Living in old-town Toledo is a little like living in a museum, the skyline, buildings, narrow stone streets marking an everyday connection to the past like the tapestries and tall thrones of a centuries-old royal museum. The main streets of town are dominated by tourist stores, golden souvenirs, handbags stamped with “Toledo” hanging next to fluffy red polka-dot Flamenco dresses. My father-in-law has made his living selling these souvenirs, walking around town visiting the owners of stores filled with glittering gold plates, jewelry, and long, silver swords. All traditional products from these parts, once handmade in small workshops, hammer meeting metal to pound the old damascino designs, now shipped from factories in China, assembled here.

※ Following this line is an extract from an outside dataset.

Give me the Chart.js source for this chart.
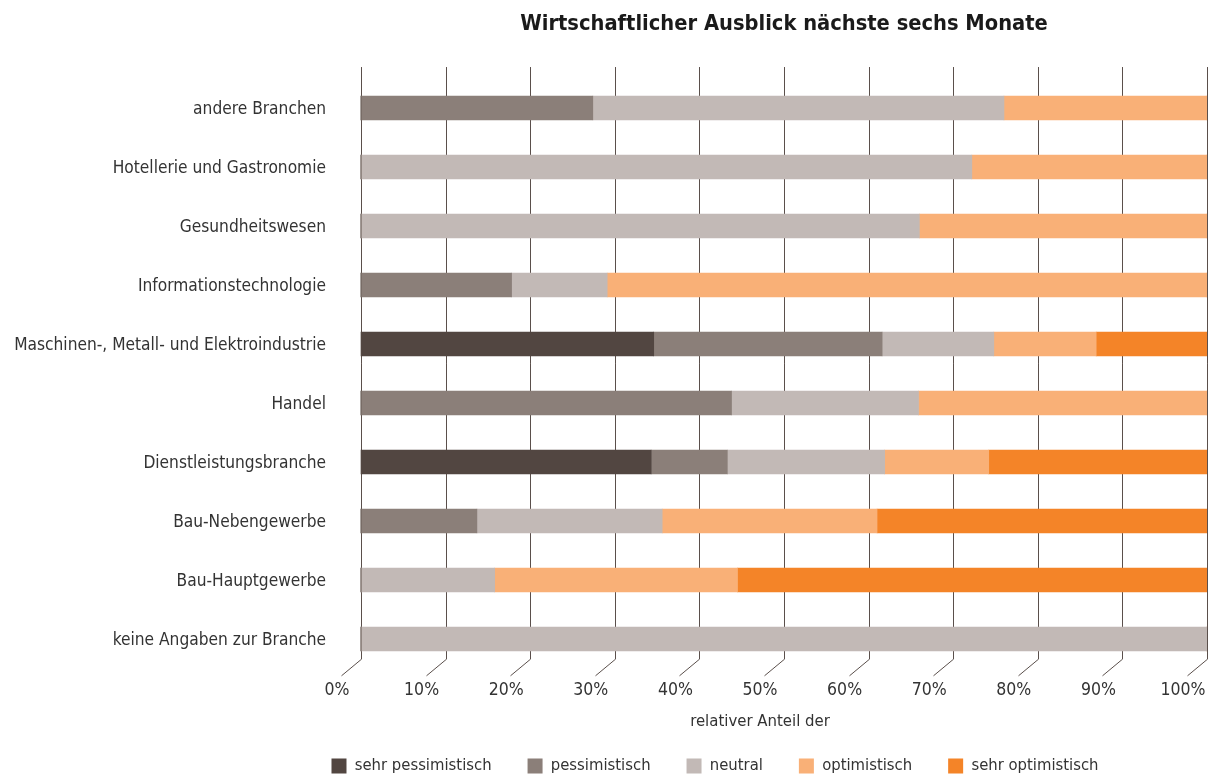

As I drive into town to visit my Spanish Grandma, I look at the city, the Alcazar and Cathedral standing tall against the late afternoon sky. I think about how living in this museum of a town seems to go hand in hand with conservative values and a desire to keep the past alive, keep the uncertainty of present-day change at bay. Isn’t that what growing old is about, after all? They say we all grow more conservative as we grow older, working to protect what we have, pass on what we have learned to the next generation. When there’s money involved, or power, people hold even tighter, guarded and fearful of the impulsiveness of the young.
Having grown up with little connection to the past, not even knowing my grandparents, living far from where my parents were born, I’ve often felt seduced by the curves of history here, Roman bridges still providing a path across the river, castles a roof over peoples’ head. But it’s the stories that sweep me away, capture my imagination, make me wonder what kind of person I’d be if I were born in a place like this. How is it different to become who you are when so many physical reminders of the past surround you each day?
While packing for our trip home tomorrow, I listen to a podcast I’ve discovered called New Letters on the Air, an old episode from last June where Tobias Wolff talks about his book Old School. He says the book is partly about questions of identity, “how do we become the person we’re going to be”. He asks, “What part does imagination play in that?”
Wolff makes me think about the possibilities for creating who we are; he makes me feel like who we are is merely a question of the bounds of our imagination. At the same time, being in Toledo, listening to my Spanish Grandma’s stories, makes me think about how the past draws boundaries around our experience, colors how we see the present. What do you think matters more in defining ourselves, imagination or the past? How do both matter to you?
My husband is from an old city in Spain, born and raised among stone buildings and wide open Castilian plains. We flew here yesterday, and I spent this afternoon visiting his grandmother while he went to the Madrid soccer game with his dad. I never knew my grandparents, and am in love with this Spanish grandma, 91 and full of spirit and a lifetime of stories.
We talk in her sitting room, in flowered easy chairs surrounded by family photos and the sounds of heels on cobblestones below the window. She’s lived in this same first-floor apartment since the mid-1940s, between the Alcazar and the Cathedral, centers of military and religious power that dominate the Toledo skyline. She tells me about growing up here, going down to the community fountains with a bucket to get water, lingering with her friends talking about boys. Working in her family’s bakery during the Spanish Civil War, trading bread for produce with people who rode donkeys into the city from the pueblos. Going from house to house through tunnels in the walls when it was too dangerous to walk on the streets.
I am going to interview her, record the stories, write a history of her life. When I ask her, she likes the idea, goes and gets a small pad of paper and begins reading me her family history in dates; births, weddings, deaths, where people were from, full names (a mix of Spanish and French from her mother’s side of the family). When she finishes reading, with the last two grandchildren, my husband’s adopted cousins, it’s quiet, and I’m thinking about how much she’d like to write down a great-grandchild in this small family history. “Have faith” she says, as I kiss her soft cheeks goodbye, and bundle up against the cold.
And I feel it, because she is smiling, so full of life, spirited and beautiful after all she’s lived through.